Even where it can, it is open to it to hold separate trials for the various offences and offenders. Under the Code, separate trials are held under the
general rule and joint trials have only been permitted under certain circumstances.
9. So far as the joinder of accused persons is concerned, section 223 is the only section which deals with the joint trial of more than one person.
The section is merely an enabling provision and does not in any way affect the discretion of the Court. Because of permissive nature of the said
provision, the Court retains a discretion to try certain persons either jointly or separately. Needless to say that such discretion should be exercised
judicially.
10. When the other accused were not being found and when, therefore, the trial was not being proceeded with further, there was absolutely no
justification for not separating the trial of the petitioner (and any other accused, who might be available). In the impugned order, the Magistrate
observed that it would be against the interest of justice to separate the trial of the petitioner. It is not possible to agree with this observation. As a
matter of fact, it would be totally unjust, unreasonable and oppressive to insist that the petitioner must keep on attending the Court for an indefinite
period, and that, though he is ready to proceed with the trial, though the prosecution is ready to proceed with the trial, still the trial of the petitioner
should not be proceeded with by separating it from the case of the other accused, whose presence was not being procured.

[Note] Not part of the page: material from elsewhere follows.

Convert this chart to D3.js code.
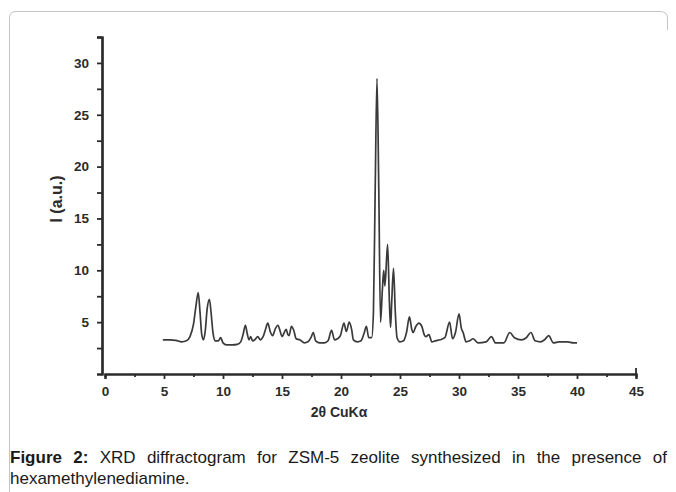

11. The impugned order is improper and not judicious. It would be, therefore, proper to set it aside and direct the Magistrate to allow the
application (Exhibit 105) and proceed further in the case in accordance with law.
12. The Petition is allowed in terms of prayer clause ''C''.
The learned Magistrate shall proceed further with the case expeditiously, and in any case, dispose it of within a period of nine months from today;
and in accordance with law.
The Rule is made absolute in the aforesaid terms.